With 56 cases per 100,000 population per day, Bratzler said 56 cases is a “tremendous drop” compared to the average of 103 new daily cases Jan 12.
“About three weeks ago, we had 4,256 new cases per day, on average, in Oklahoma,” Bratzler said. “Today, we're down to 2,216. That's a 48 percent reduction in the total number of new cases per day in Oklahoma.”
Bratzler said there is notable rural spread of COVID-19 in Carter County, Blaine County, Murray County, Adair County and Comanche County with over 100 new cases per day, but cases in metropolitan counties are down.
“Oklahoma County is only seeing 42 new cases per 100,000 population a day, Tulsa County is at 62 new cases per 100,000 population per day and Cleveland County is down to 49 new cases per 100,000 population per day,” Bratzler said.
Bratzler said the COVID-19 mortality rate in Oklahoma is increasing, now at 0.9 percent. He said the rate is about nine times higher than the annual influenza death rate.
“This disease is much deadlier than the flu,” Bratzler said. “There were 29 new deaths reported today.”
Concerning new COVID-19 variant strains, Bratzler said the United Kingdom variant has been identified in 33 states, is more transmissible and may be more deadly than past variants.
“There's a new spike protein mutation of this UK variant that may actually cause some resistance to the antibodies that are formed with the vaccines that we're using today,” Bratzler said. “That's not proven yet, but again that's one of the things we'll have to watch for.”

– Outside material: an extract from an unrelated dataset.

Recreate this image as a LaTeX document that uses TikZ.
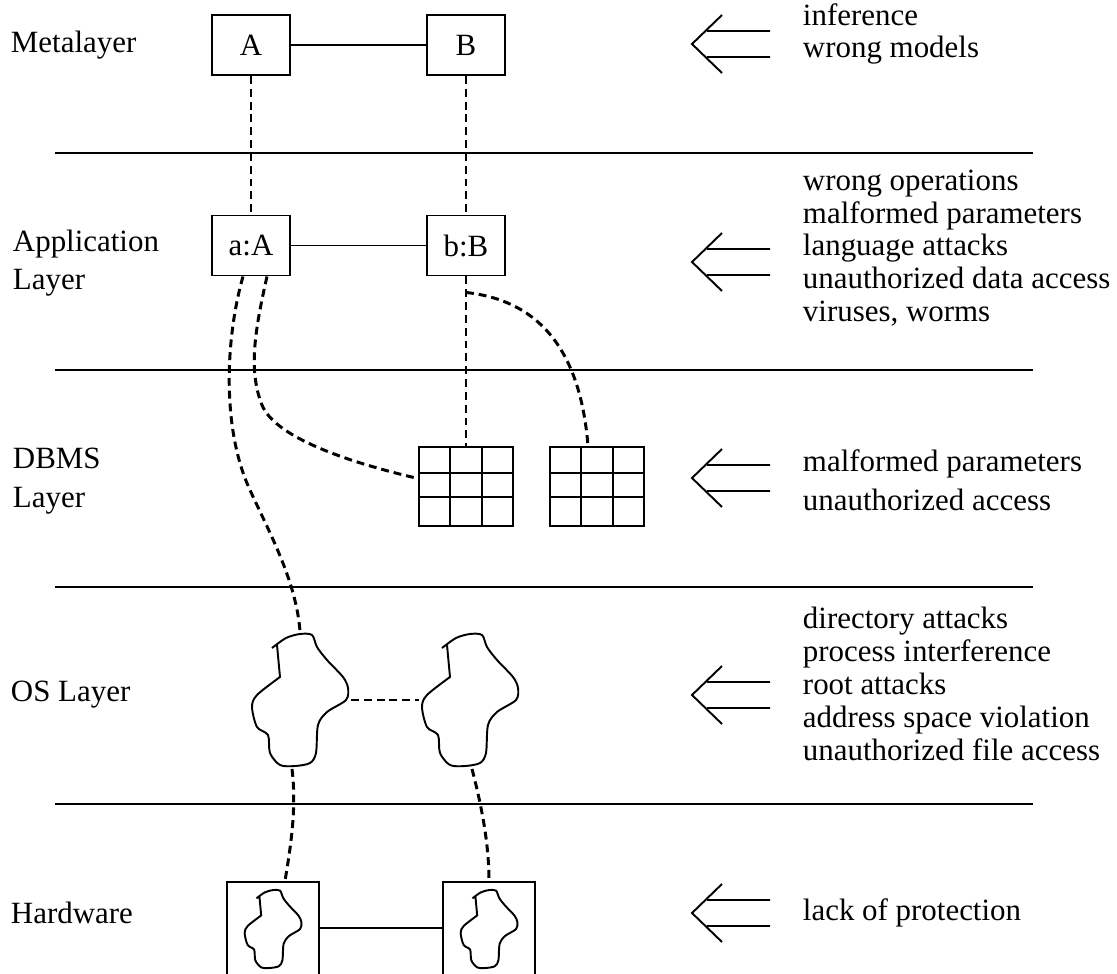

Bratzler said the South African variant has been identified in five cases in the United States. He said there are studies pending on the variant, but it may not respond to current vaccines as well.
“The one important thing about the South African variant is that this particular virus doesn't seem to be treated well with treatments like convalescent plasma, or monoclonal antibodies that we often use when people have early COVID disease,” Bratzler said.
Bratzler said there have been two cases of the Brazilian variant in the US that were both in Minnesota. He said natural and vaccine-induced immunity doesn’t seem to prevent infection.
“In Brazil, where this variant now has become predominant, there are a number of people who have had COVID-19, recovered and then been reinfected with this new variant,” Bratzler said. “The vaccines that we're giving now might not work against it, and you might even, if you've recovered from COVID-19, be susceptible to an infection with this new variant.”
Bratzler said the current COVID-19 vaccines are safe and people need to avoid “vaccine hesitancy.”
“I think the important thing for people to understand now is we're in the race,” Bratzler said. “If you get the chance to get the vaccine, please go get it.”